--- start of Exercise data ---

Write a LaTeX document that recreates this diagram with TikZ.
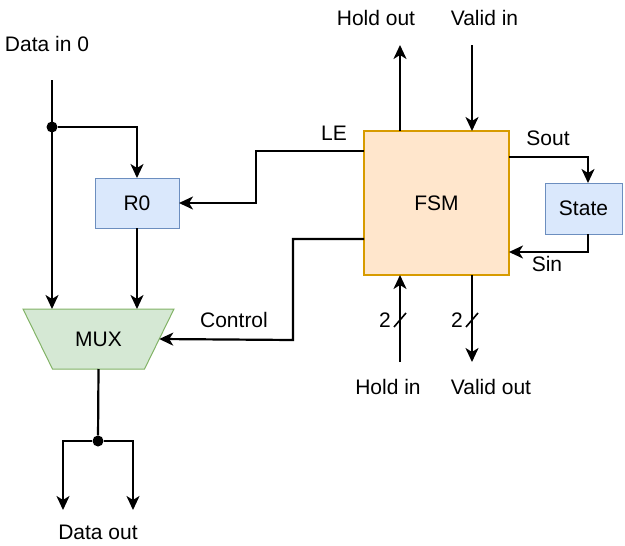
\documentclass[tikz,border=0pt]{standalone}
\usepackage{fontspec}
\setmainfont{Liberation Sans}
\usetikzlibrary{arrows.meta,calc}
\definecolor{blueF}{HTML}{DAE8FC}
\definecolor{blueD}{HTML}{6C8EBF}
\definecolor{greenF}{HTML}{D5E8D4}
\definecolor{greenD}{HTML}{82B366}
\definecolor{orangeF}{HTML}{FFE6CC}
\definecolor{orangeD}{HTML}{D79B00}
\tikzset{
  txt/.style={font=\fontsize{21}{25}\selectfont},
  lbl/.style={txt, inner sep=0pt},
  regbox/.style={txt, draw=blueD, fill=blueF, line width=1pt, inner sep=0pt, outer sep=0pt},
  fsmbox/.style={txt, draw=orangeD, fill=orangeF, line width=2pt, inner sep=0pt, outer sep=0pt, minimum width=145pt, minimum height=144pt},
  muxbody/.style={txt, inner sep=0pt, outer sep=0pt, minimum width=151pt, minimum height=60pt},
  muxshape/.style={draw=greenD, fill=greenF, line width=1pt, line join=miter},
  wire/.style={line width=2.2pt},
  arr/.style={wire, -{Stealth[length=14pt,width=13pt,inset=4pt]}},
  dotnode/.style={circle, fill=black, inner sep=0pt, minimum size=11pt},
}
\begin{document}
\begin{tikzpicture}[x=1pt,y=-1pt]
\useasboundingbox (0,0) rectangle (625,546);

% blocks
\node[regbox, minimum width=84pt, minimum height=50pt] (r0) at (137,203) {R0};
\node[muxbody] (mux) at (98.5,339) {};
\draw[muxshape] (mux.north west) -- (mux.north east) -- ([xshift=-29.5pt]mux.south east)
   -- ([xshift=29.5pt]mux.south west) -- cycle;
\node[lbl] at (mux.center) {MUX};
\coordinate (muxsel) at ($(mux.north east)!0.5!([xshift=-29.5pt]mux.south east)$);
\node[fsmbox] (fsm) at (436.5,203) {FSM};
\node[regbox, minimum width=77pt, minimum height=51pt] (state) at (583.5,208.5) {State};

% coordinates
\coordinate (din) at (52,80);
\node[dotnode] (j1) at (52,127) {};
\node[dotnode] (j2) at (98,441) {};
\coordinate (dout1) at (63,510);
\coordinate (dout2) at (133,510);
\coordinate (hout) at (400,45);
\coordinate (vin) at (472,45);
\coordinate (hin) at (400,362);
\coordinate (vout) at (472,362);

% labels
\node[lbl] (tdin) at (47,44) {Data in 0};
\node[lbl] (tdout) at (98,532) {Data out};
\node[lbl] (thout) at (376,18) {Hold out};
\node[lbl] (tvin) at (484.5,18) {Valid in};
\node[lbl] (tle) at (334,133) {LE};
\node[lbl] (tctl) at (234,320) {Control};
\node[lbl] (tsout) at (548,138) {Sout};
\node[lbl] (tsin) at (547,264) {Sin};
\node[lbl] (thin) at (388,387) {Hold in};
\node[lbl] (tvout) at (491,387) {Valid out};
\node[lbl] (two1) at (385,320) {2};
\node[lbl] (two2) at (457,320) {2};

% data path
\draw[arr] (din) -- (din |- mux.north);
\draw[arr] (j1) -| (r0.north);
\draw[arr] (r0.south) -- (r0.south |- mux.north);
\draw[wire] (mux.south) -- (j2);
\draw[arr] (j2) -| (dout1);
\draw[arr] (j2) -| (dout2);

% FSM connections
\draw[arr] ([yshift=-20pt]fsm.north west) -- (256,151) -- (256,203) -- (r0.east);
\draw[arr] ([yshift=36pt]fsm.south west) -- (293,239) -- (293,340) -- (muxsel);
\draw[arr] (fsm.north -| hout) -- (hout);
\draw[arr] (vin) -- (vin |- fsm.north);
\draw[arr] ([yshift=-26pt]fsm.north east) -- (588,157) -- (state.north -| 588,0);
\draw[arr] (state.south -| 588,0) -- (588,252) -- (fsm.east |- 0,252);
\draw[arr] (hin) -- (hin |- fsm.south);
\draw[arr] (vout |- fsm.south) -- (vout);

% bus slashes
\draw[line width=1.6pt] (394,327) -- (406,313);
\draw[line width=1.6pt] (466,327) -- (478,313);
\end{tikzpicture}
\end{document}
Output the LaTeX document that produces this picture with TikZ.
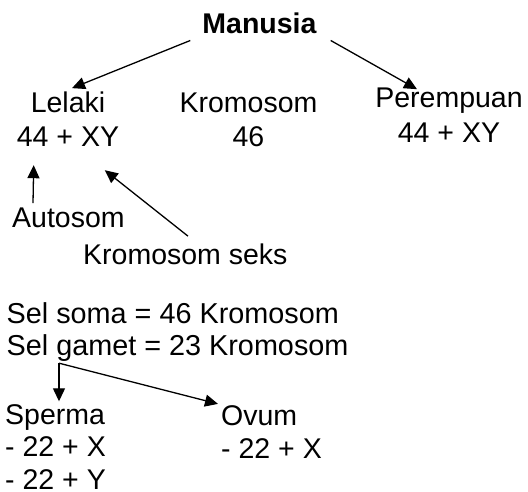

--- end of Exercise data ---

Set down every record once more, word for word, without pictures.

• [Completed exercise]
Write a LaTeX document that recreates this diagram with TikZ.
\documentclass[tikz,border=0pt]{standalone}
\usepackage{fontspec}
\setmainfont{Liberation Sans}
\usetikzlibrary{arrows.meta,calc}
\definecolor{blueF}{HTML}{DAE8FC}
\definecolor{blueD}{HTML}{6C8EBF}
\definecolor{greenF}{HTML}{D5E8D4}
\definecolor{greenD}{HTML}{82B366}
\definecolor{orangeF}{HTML}{FFE6CC}
\definecolor{orangeD}{HTML}{D79B00}
\tikzset{
  txt/.style={font=\fontsize{21}{25}\selectfont},
  lbl/.style={txt, inner sep=0pt},
  regbox/.style={txt, draw=blueD, fill=blueF, line width=1pt, inner sep=0pt, outer sep=0pt},
  fsmbox/.style={txt, draw=orangeD, fill=orangeF, line width=2pt, inner sep=0pt, outer sep=0pt, minimum width=145pt, minimum height=144pt},
  muxbody/.style={txt, inner sep=0pt, outer sep=0pt, minimum width=151pt, minimum height=60pt},
  muxshape/.style={draw=greenD, fill=greenF, line width=1pt, line join=miter},
  wire/.style={line width=2.2pt},
  arr/.style={wire, -{Stealth[length=14pt,width=13pt,inset=4pt]}},
  dotnode/.style={circle, fill=black, inner sep=0pt, minimum size=11pt},
}
\begin{document}
\begin{tikzpicture}[x=1pt,y=-1pt]
\useasboundingbox (0,0) rectangle (625,546);

% blocks
\node[regbox, minimum width=84pt, minimum height=50pt] (r0) at (137,203) {R0};
\node[muxbody] (mux) at (98.5,339) {};
\draw[muxshape] (mux.north west) -- (mux.north east) -- ([xshift=-29.5pt]mux.south east)
   -- ([xshift=29.5pt]mux.south west) -- cycle;
\node[lbl] at (mux.center) {MUX};
\coordinate (muxsel) at ($(mux.north east)!0.5!([xshift=-29.5pt]mux.south east)$);
\node[fsmbox] (fsm) at (436.5,203) {FSM};
\node[regbox, minimum width=77pt, minimum height=51pt] (state) at (583.5,208.5) {State};

% coordinates
\coordinate (din) at (52,80);
\node[dotnode] (j1) at (52,127) {};
\node[dotnode] (j2) at (98,441) {};
\coordinate (dout1) at (63,510);
\coordinate (dout2) at (133,510);
\coordinate (hout) at (400,45);
\coordinate (vin) at (472,45);
\coordinate (hin) at (400,362);
\coordinate (vout) at (472,362);

% labels
\node[lbl] (tdin) at (47,44) {Data in 0};
\node[lbl] (tdout) at (98,532) {Data out};
\node[lbl] (thout) at (376,18) {Hold out};
\node[lbl] (tvin) at (484.5,18) {Valid in};
\node[lbl] (tle) at (334,133) {LE};
\node[lbl] (tctl) at (234,320) {Control};
\node[lbl] (tsout) at (548,138) {Sout};
\node[lbl] (tsin) at (547,264) {Sin};
\node[lbl] (thin) at (388,387) {Hold in};
\node[lbl] (tvout) at (491,387) {Valid out};
\node[lbl] (two1) at (385,320) {2};
\node[lbl] (two2) at (457,320) {2};

% data path
\draw[arr] (din) -- (din |- mux.north);
\draw[arr] (j1) -| (r0.north);
\draw[arr] (r0.south) -- (r0.south |- mux.north);
\draw[wire] (mux.south) -- (j2);
\draw[arr] (j2) -| (dout1);
\draw[arr] (j2) -| (dout2);

% FSM connections
\draw[arr] ([yshift=-20pt]fsm.north west) -- (256,151) -- (256,203) -- (r0.east);
\draw[arr] ([yshift=36pt]fsm.south west) -- (293,239) -- (293,340) -- (muxsel);
\draw[arr] (fsm.north -| hout) -- (hout);
\draw[arr] (vin) -- (vin |- fsm.north);
\draw[arr] ([yshift=-26pt]fsm.north east) -- (588,157) -- (state.north -| 588,0);
\draw[arr] (state.south -| 588,0) -- (588,252) -- (fsm.east |- 0,252);
\draw[arr] (hin) -- (hin |- fsm.south);
\draw[arr] (vout |- fsm.south) -- (vout);

% bus slashes
\draw[line width=1.6pt] (394,327) -- (406,313);
\draw[line width=1.6pt] (466,327) -- (478,313);
\end{tikzpicture}
\end{document}
Output the LaTeX document that produces this picture with TikZ.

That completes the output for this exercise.